Source material
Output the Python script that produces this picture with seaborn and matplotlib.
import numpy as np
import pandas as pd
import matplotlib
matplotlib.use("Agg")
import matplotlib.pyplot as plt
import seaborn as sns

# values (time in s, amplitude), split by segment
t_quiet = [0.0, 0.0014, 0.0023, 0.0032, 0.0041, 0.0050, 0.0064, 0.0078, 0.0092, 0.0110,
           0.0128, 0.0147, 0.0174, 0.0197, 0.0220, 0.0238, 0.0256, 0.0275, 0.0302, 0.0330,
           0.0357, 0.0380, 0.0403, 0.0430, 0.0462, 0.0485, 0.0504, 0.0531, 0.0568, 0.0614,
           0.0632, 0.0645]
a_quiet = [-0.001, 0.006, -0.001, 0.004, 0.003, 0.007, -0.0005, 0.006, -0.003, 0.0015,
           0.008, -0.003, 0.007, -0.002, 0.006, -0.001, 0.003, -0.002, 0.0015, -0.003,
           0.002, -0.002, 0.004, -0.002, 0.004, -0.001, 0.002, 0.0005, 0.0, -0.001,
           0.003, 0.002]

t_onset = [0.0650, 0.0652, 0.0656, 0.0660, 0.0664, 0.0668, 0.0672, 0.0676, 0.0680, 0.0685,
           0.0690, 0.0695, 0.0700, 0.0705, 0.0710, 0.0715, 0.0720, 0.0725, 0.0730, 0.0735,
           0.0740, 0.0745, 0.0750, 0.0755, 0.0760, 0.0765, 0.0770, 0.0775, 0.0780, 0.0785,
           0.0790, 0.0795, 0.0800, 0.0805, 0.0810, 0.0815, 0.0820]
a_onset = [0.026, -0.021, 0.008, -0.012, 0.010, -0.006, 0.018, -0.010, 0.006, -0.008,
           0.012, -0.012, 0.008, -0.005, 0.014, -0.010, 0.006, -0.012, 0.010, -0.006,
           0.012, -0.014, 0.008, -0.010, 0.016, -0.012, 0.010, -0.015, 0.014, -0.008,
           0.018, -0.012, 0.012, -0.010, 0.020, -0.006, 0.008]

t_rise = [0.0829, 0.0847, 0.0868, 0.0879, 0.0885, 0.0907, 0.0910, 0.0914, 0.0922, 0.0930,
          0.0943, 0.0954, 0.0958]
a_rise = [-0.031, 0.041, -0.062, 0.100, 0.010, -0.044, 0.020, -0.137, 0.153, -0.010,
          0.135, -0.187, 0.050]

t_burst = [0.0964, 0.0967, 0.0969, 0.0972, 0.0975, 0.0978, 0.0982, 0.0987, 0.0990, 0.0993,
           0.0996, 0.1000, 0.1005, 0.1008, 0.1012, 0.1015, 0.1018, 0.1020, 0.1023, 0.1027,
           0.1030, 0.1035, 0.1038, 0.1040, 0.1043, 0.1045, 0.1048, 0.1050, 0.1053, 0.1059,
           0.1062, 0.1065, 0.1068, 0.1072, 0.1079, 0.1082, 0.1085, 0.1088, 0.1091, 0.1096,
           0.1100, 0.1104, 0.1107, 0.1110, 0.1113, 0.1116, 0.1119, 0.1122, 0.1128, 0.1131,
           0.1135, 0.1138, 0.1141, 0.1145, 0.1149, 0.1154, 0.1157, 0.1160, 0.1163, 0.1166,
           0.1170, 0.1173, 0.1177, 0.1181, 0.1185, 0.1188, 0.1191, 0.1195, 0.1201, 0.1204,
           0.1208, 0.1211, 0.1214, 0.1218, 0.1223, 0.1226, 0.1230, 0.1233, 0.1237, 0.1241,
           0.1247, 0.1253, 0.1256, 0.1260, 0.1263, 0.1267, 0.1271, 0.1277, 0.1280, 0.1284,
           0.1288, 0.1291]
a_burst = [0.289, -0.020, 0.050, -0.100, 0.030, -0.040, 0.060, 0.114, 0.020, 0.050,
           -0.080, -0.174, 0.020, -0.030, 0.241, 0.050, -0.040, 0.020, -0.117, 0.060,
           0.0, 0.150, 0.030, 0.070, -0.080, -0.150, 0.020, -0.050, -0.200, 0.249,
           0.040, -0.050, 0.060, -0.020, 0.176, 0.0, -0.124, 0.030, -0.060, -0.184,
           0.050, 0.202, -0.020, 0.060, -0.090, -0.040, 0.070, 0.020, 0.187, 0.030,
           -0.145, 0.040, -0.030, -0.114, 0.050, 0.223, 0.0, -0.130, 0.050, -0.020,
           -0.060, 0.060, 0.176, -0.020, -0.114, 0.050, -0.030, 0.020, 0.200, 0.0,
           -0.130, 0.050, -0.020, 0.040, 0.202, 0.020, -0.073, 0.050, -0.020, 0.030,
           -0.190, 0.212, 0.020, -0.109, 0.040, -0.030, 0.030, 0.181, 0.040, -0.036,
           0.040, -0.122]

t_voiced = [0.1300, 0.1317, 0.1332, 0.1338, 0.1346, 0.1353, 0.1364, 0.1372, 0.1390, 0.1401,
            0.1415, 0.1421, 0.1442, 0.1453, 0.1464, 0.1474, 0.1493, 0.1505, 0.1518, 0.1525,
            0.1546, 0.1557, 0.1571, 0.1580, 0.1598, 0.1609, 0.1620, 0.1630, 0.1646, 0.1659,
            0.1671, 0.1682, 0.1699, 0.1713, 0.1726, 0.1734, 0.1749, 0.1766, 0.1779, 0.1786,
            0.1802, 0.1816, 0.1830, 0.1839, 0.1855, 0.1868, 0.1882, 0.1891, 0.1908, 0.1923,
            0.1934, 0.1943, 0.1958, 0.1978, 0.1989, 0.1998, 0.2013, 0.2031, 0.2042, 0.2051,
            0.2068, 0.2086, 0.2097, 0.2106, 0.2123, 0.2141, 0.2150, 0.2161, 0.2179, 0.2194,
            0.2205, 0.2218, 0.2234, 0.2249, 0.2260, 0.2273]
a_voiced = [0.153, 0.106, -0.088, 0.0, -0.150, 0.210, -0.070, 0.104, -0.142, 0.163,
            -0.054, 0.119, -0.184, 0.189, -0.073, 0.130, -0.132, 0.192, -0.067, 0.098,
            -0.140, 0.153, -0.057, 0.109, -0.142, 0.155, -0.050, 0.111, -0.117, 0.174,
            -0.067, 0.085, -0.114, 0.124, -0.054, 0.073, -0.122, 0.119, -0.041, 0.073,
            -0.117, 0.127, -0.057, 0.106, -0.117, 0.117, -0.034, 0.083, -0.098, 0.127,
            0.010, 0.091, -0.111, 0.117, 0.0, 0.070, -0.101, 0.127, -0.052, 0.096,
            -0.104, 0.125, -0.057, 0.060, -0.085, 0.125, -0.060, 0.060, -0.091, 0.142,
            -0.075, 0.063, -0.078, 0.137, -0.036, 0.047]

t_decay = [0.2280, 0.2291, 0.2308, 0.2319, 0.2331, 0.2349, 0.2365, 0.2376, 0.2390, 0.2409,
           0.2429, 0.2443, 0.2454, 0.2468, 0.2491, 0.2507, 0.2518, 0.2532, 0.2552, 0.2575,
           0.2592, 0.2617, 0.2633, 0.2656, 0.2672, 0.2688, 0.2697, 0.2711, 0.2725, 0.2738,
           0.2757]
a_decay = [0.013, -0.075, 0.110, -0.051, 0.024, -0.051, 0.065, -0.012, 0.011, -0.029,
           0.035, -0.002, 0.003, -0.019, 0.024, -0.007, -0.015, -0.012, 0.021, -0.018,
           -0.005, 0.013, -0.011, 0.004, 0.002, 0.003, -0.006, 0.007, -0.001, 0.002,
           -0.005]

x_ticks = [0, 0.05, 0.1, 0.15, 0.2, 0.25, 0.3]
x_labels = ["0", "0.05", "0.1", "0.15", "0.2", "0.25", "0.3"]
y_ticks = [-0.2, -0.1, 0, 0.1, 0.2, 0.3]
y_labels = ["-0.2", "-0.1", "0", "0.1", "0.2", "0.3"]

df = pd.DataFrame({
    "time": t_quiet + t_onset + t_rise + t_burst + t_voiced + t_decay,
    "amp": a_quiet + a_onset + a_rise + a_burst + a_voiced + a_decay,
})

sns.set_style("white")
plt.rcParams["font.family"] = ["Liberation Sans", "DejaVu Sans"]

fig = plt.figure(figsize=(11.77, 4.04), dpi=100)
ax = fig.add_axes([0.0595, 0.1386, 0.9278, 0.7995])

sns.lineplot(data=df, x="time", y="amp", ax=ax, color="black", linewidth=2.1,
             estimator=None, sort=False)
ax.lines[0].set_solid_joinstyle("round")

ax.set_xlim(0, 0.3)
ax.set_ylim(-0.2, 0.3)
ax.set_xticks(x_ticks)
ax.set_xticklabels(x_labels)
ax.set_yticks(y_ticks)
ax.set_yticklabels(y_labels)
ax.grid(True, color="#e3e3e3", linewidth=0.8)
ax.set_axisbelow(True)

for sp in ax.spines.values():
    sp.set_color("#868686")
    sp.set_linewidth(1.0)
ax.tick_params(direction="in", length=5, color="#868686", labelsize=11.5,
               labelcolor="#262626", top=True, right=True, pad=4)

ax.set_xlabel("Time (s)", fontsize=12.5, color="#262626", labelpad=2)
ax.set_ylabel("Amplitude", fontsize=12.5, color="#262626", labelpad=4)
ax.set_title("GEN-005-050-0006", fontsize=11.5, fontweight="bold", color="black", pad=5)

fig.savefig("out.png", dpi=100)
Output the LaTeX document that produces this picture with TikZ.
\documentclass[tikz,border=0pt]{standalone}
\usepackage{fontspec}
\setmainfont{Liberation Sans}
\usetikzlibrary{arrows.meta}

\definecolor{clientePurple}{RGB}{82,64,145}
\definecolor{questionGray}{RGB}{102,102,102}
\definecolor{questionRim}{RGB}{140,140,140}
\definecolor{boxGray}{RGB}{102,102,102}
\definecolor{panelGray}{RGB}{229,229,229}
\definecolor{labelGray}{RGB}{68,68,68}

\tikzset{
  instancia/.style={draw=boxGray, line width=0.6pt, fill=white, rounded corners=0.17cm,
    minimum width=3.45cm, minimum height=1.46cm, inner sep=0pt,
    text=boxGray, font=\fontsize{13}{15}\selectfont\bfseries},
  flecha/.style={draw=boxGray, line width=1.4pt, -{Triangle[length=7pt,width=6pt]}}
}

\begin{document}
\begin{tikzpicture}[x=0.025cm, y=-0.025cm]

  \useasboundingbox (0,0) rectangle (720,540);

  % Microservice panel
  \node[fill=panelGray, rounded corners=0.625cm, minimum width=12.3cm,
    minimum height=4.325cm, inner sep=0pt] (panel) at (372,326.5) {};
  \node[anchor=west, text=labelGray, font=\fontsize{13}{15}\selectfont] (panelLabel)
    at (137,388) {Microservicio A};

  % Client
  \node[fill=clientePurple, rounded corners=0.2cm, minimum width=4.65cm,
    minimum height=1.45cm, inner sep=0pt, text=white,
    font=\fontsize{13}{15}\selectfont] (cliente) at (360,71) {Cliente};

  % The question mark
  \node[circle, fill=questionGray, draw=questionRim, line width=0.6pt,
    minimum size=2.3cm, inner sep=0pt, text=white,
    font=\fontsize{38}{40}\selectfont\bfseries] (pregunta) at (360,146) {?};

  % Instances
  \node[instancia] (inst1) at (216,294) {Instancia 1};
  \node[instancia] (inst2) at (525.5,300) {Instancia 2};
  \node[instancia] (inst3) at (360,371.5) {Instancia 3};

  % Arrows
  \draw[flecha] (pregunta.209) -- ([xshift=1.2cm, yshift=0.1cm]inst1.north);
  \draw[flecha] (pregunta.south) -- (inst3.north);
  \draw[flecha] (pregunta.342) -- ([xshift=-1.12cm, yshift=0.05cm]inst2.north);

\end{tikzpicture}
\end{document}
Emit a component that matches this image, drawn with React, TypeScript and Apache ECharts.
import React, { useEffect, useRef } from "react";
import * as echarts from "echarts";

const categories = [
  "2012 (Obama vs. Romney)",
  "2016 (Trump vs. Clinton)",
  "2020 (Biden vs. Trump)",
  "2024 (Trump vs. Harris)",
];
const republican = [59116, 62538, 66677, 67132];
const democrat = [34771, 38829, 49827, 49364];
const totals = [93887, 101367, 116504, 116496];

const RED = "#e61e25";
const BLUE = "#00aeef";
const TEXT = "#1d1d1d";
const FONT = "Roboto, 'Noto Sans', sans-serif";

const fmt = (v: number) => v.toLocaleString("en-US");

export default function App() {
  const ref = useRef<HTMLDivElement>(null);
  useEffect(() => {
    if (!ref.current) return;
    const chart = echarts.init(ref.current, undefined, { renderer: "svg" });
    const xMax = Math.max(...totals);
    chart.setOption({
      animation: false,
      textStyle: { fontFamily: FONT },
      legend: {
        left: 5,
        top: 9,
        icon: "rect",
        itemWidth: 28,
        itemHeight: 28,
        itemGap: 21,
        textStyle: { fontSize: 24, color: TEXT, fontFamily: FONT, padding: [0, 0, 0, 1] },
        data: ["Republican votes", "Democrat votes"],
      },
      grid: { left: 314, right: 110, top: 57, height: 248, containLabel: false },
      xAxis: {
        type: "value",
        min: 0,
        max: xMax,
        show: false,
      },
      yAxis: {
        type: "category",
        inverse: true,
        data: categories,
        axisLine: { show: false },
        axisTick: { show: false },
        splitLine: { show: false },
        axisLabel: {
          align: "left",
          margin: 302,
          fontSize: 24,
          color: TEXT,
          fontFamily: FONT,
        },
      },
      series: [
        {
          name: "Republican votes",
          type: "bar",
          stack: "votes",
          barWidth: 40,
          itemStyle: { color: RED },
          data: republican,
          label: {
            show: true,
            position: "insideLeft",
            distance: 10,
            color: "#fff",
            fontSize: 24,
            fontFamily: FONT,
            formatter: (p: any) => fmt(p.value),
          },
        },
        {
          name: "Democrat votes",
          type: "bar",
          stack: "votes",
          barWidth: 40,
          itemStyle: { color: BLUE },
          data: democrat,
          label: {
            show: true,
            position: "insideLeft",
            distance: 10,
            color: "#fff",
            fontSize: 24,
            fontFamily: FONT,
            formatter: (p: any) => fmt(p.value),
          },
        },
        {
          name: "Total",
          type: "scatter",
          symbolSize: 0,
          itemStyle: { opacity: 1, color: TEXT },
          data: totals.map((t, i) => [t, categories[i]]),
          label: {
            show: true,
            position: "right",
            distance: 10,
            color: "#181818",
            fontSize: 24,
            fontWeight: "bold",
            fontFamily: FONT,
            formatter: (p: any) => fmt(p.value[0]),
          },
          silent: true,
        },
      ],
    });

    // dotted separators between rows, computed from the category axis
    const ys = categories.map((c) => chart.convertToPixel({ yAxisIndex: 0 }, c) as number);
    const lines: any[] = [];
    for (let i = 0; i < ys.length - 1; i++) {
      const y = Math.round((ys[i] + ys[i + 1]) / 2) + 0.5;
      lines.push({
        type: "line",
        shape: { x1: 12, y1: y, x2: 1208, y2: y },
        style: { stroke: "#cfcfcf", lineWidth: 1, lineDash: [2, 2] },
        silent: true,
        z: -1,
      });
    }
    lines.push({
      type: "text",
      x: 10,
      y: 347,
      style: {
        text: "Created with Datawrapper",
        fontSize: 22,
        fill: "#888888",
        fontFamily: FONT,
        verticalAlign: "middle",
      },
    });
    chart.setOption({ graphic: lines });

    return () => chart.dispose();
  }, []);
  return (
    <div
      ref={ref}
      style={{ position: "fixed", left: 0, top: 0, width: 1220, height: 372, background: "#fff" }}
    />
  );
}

Written exercise
Extract from the material all lines containing the string "matplotlib".

Solution for this problem
Output the Python script that produces this picture with seaborn and matplotlib.
import matplotlib
matplotlib.use("Agg")
import matplotlib.pyplot as plt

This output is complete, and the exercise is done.